■ Given records:
────────────────
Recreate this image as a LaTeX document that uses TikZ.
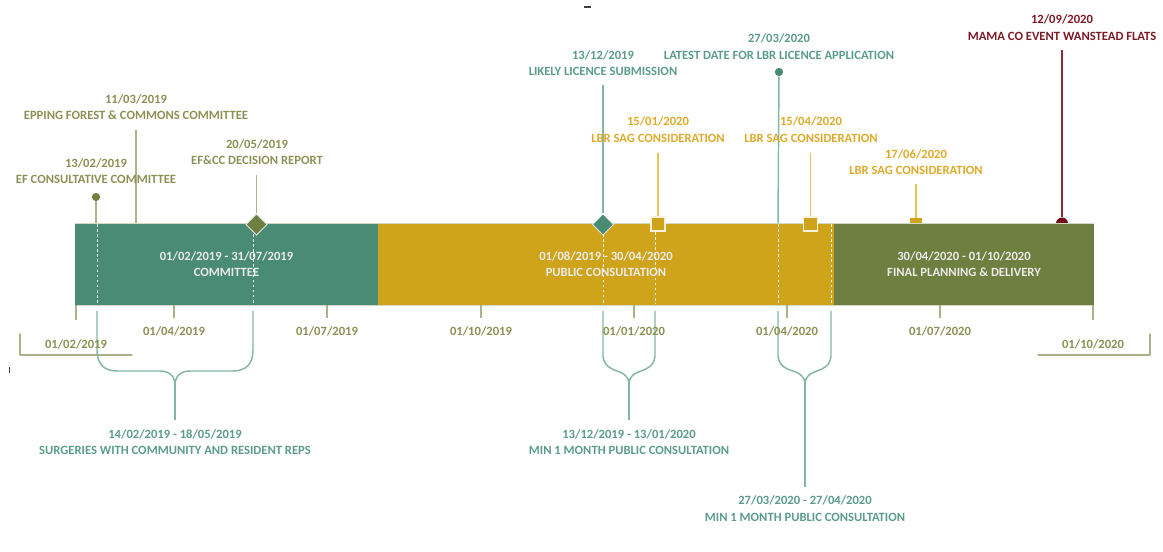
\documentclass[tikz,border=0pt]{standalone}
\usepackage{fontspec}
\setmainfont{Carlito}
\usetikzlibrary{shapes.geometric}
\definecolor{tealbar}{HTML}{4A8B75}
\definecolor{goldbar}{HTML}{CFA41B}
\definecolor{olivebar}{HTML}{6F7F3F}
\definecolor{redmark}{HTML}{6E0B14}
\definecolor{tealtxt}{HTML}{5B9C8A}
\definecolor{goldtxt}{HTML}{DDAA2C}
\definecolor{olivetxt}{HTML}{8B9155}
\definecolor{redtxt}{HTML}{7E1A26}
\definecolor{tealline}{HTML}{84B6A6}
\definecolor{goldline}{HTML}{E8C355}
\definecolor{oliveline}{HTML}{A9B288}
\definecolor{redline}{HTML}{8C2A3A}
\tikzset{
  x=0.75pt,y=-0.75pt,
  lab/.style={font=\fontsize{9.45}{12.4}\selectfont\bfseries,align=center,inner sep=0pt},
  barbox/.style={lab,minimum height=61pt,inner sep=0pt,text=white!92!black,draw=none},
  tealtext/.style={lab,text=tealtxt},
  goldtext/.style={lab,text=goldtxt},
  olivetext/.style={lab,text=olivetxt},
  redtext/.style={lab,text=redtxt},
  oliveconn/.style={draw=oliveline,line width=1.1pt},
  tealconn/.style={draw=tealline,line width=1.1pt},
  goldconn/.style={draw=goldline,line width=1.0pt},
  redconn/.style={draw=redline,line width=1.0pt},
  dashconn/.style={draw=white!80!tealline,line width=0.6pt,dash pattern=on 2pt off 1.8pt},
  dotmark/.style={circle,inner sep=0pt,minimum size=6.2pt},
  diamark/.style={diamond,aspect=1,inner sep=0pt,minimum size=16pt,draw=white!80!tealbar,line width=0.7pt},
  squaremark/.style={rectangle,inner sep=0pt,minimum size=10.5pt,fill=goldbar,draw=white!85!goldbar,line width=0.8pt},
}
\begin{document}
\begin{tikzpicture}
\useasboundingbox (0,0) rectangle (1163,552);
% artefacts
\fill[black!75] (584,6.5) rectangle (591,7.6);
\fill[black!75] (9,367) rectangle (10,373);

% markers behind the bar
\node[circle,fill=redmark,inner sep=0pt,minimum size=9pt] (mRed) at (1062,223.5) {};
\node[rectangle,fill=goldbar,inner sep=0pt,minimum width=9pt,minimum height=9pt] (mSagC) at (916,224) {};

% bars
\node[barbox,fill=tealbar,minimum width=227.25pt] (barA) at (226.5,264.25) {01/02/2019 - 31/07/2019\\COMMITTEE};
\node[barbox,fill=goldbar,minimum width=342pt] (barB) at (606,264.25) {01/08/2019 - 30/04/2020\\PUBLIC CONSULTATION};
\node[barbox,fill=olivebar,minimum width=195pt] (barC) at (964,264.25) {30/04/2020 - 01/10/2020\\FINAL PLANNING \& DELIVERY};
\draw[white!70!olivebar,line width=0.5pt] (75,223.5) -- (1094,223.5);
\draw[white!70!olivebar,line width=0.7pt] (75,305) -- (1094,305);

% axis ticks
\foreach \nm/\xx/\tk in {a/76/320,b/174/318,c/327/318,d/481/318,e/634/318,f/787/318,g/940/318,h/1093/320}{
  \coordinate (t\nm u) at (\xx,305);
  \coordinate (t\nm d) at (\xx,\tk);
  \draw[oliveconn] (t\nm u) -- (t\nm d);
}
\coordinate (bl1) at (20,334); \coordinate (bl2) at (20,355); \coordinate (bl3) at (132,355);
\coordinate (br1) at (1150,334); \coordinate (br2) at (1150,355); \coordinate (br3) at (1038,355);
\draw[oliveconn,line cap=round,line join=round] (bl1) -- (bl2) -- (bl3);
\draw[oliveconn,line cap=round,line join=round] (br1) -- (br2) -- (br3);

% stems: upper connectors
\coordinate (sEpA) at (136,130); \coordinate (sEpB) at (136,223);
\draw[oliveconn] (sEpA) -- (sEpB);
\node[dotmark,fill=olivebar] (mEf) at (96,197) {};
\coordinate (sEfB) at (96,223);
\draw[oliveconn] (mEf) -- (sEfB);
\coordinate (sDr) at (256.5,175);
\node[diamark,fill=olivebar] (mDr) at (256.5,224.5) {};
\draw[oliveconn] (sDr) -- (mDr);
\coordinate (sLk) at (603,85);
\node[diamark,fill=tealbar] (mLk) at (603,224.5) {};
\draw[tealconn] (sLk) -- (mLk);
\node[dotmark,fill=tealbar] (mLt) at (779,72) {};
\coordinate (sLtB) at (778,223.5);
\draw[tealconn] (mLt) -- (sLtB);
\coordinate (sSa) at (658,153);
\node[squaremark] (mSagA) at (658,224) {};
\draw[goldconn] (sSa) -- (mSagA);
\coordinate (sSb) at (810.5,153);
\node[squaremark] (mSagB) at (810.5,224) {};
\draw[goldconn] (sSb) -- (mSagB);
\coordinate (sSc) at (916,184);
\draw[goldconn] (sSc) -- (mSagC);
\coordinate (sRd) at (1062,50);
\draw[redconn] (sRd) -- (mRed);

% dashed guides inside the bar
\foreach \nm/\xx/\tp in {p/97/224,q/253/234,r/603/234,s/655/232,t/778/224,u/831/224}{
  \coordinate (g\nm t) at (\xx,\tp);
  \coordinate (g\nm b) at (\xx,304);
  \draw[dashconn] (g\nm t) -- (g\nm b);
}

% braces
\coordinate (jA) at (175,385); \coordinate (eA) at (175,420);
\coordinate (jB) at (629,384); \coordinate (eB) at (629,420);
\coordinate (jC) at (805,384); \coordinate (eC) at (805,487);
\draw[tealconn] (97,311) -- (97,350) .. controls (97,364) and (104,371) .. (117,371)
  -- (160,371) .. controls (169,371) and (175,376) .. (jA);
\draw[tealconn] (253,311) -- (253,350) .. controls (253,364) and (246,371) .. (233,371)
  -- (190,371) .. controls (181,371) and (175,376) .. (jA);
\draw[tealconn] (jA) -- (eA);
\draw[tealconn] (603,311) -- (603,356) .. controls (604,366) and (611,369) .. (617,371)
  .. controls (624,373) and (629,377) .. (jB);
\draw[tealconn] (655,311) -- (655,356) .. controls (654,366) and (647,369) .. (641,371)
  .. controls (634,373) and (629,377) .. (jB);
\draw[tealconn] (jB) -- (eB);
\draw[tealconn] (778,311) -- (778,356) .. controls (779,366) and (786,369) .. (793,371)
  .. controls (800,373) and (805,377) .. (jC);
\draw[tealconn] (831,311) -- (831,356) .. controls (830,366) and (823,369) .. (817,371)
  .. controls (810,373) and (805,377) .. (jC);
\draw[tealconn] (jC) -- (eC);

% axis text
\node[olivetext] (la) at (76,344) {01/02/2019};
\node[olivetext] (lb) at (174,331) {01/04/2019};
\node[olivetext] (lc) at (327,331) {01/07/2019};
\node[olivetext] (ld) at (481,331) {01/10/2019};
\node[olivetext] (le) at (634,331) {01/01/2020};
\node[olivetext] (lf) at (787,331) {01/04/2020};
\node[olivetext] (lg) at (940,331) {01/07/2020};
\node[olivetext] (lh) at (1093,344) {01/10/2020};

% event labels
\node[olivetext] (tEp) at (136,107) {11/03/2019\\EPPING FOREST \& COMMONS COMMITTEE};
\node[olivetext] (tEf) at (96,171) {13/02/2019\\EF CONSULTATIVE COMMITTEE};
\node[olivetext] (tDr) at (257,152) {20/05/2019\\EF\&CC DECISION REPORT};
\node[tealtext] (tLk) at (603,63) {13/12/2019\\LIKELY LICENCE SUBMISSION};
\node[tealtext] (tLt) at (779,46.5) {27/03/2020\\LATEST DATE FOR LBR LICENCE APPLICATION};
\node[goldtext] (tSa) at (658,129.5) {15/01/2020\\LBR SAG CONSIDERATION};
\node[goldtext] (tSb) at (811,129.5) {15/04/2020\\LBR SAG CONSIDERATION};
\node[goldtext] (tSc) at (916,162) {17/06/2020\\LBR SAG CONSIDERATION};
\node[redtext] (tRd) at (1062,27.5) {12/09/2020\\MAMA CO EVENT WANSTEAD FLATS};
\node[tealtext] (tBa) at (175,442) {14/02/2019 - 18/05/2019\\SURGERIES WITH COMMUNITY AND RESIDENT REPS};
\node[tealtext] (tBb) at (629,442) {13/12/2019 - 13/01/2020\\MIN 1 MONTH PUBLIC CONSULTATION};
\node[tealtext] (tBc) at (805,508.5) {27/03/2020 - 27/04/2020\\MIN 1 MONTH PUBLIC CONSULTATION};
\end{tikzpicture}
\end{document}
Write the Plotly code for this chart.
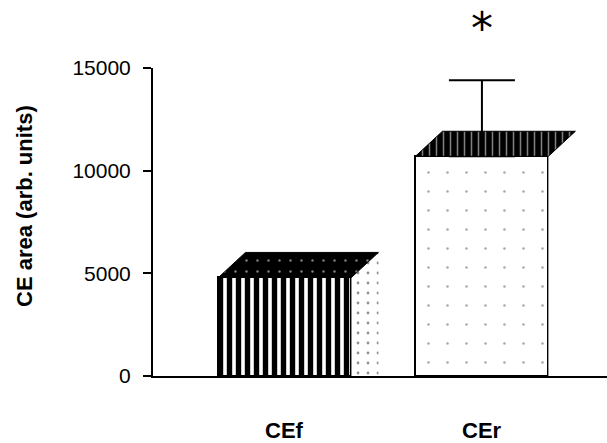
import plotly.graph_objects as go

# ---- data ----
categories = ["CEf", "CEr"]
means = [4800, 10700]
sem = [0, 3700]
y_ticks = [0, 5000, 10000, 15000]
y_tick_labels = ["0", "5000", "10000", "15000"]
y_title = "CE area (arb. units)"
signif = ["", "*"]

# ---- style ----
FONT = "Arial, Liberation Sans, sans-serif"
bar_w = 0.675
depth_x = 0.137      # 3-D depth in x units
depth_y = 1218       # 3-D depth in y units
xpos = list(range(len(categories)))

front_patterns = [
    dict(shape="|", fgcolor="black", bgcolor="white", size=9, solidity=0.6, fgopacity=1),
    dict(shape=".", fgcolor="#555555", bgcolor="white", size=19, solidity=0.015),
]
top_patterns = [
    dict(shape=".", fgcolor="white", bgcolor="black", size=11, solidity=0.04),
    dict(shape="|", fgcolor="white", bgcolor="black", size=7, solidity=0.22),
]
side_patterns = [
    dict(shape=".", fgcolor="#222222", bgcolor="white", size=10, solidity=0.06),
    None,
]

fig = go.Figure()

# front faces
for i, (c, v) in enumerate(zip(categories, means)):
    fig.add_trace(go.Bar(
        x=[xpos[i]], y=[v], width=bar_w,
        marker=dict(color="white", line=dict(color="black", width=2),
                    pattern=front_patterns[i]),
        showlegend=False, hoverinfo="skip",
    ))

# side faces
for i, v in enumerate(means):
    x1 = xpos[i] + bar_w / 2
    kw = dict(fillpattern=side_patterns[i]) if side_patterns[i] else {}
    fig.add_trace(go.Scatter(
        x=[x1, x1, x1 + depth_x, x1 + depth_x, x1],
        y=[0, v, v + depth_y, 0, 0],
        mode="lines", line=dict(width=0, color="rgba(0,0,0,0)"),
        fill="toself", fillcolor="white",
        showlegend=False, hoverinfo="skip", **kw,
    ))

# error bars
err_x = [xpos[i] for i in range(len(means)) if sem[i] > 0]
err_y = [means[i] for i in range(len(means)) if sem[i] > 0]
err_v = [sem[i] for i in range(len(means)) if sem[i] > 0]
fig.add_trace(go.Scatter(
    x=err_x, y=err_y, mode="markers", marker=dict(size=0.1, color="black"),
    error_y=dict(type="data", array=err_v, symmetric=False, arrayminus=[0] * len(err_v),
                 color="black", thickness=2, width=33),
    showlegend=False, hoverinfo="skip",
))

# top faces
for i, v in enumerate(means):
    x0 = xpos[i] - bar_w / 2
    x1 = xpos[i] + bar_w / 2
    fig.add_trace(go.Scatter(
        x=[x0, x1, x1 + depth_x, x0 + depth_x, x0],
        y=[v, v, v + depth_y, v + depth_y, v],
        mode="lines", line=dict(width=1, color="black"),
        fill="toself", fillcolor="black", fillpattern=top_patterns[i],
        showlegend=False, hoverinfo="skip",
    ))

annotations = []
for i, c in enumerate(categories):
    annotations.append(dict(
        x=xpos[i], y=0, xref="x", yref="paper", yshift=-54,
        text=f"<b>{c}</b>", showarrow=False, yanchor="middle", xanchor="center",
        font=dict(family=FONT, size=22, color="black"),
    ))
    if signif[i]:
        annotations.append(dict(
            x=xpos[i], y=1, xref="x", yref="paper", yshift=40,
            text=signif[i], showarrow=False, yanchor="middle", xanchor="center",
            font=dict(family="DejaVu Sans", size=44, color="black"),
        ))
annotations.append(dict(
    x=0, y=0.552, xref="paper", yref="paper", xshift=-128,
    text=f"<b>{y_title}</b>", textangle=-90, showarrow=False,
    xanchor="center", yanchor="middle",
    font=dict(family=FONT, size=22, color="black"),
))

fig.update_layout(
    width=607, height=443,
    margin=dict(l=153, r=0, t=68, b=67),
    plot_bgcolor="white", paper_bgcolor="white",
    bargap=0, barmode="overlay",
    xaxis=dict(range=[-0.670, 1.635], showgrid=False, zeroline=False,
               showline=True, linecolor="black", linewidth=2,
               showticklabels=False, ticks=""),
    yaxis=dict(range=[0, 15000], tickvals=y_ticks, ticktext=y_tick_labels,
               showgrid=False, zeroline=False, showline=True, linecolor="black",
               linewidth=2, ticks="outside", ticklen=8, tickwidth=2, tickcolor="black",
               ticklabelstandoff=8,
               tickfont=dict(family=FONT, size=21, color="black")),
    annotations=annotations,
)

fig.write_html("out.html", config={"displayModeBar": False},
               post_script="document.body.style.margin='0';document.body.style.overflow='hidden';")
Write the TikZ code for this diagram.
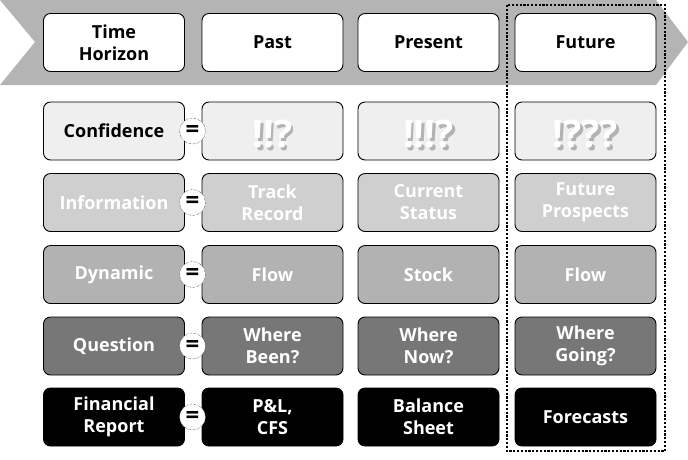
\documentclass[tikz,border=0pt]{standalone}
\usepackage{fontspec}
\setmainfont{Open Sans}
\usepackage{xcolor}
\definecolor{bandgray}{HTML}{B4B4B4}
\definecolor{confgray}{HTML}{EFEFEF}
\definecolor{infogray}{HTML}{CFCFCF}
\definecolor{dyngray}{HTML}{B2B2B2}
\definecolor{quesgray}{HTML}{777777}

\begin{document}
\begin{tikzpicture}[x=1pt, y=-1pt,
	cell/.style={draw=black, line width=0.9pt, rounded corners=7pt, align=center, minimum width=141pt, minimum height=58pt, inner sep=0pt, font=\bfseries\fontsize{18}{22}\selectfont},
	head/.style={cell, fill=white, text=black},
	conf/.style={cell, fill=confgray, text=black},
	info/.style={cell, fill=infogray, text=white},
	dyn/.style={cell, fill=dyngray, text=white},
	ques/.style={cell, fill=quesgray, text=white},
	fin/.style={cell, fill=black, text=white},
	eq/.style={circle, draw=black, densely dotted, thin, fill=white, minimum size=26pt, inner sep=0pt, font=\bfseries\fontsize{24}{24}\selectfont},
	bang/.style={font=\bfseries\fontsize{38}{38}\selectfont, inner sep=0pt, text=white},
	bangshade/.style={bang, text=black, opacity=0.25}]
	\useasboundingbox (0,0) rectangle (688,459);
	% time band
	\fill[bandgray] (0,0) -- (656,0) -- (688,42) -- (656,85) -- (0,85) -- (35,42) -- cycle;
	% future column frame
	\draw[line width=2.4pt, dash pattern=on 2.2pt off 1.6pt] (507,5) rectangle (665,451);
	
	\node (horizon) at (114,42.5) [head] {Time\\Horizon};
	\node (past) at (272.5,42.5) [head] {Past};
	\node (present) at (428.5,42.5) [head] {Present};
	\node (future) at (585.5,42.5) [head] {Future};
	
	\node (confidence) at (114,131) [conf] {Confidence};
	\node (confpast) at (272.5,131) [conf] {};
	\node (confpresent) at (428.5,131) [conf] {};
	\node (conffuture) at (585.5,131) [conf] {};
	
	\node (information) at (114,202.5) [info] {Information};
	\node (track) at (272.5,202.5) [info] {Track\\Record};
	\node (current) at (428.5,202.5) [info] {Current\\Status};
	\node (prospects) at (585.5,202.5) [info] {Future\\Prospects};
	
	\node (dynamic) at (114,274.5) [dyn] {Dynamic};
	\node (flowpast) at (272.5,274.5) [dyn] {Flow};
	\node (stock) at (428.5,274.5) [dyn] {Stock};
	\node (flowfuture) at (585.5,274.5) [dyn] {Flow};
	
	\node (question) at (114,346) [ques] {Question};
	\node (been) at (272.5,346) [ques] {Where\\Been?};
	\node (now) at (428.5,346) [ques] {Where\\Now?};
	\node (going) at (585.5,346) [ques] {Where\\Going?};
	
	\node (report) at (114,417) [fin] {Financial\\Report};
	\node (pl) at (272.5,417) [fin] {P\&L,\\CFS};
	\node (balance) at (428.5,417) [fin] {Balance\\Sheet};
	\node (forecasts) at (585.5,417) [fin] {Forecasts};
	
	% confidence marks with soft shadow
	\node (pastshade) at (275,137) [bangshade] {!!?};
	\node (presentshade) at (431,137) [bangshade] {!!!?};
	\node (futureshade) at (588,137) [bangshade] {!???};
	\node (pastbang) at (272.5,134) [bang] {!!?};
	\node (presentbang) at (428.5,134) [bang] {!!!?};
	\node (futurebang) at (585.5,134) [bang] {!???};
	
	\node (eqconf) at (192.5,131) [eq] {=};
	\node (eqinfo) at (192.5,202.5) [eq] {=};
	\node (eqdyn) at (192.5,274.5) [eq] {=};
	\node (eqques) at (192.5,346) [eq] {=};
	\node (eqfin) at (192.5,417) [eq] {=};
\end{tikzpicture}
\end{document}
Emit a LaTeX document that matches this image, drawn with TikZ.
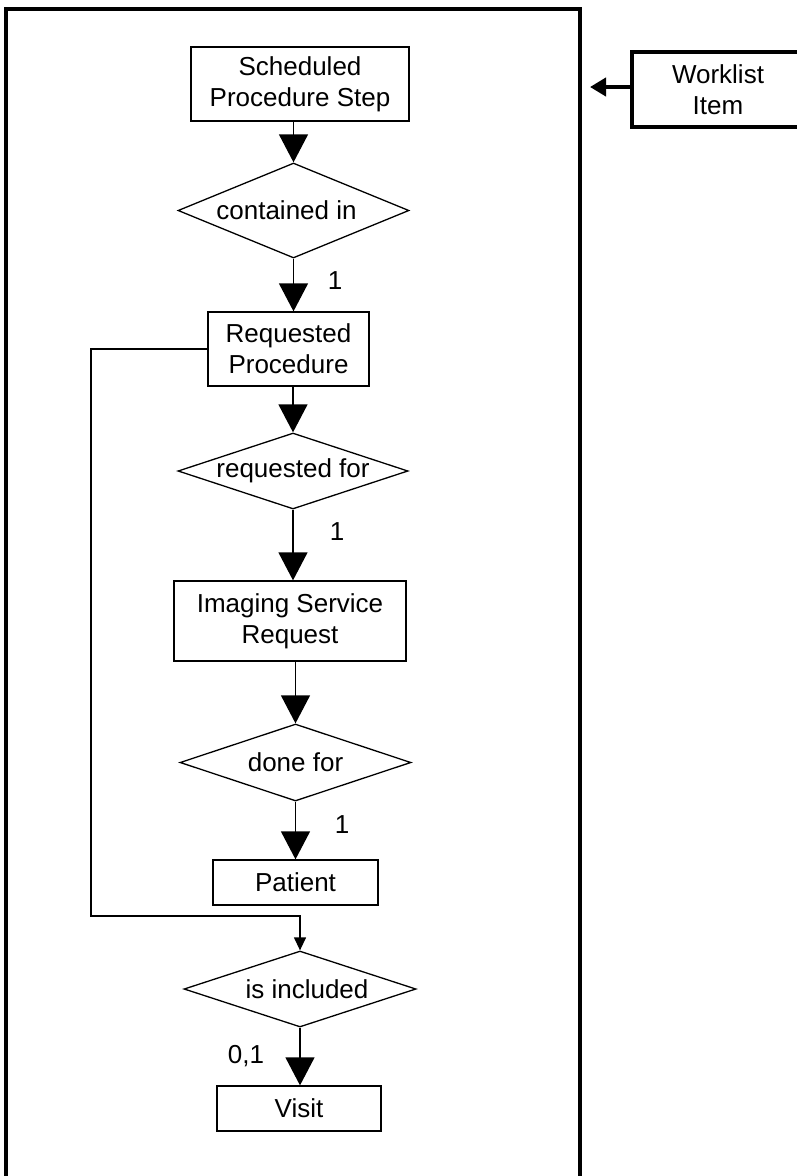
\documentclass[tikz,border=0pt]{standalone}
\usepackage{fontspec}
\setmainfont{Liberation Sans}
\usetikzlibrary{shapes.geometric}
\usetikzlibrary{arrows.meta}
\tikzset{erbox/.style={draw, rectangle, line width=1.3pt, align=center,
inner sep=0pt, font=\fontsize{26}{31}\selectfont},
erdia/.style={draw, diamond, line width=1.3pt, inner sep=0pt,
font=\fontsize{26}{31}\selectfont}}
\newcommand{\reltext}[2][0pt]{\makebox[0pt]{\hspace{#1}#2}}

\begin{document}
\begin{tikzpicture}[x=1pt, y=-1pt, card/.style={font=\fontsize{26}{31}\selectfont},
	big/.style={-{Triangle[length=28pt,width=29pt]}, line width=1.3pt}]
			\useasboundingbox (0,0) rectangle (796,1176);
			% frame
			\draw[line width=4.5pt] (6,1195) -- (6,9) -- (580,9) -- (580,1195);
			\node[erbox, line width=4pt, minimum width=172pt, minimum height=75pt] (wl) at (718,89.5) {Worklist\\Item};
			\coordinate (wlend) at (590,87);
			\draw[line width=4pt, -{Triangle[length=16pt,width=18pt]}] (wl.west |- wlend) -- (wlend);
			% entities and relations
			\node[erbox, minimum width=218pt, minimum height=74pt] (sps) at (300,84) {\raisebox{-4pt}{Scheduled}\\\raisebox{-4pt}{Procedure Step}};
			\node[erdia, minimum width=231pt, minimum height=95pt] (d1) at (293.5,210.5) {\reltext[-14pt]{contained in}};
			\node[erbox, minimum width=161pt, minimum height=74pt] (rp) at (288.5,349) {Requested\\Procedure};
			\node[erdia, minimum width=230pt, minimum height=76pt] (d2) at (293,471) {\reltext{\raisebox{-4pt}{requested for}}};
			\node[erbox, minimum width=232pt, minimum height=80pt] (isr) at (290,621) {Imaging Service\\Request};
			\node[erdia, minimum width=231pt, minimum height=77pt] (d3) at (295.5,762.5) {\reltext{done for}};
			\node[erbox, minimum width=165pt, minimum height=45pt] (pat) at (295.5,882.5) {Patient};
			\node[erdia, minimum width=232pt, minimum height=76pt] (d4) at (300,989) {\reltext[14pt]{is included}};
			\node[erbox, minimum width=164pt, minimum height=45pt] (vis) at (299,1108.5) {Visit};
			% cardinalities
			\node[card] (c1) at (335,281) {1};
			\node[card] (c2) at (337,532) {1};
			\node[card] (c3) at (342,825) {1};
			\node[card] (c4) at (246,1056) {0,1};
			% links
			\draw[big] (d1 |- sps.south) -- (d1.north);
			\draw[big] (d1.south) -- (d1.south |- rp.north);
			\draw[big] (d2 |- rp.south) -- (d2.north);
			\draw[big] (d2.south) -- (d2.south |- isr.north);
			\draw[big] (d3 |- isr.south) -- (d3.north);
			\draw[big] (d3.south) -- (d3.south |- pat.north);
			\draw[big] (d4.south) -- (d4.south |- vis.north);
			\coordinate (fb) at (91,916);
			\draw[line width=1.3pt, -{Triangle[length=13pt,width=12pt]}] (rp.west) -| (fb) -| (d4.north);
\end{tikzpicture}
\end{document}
────────────────
■ What to work on: Go through the listing above and return every line where the word "image" occurs.

■ Answer to this problem:
Recreate this image as a LaTeX document that uses TikZ.
Emit a LaTeX document that matches this image, drawn with TikZ.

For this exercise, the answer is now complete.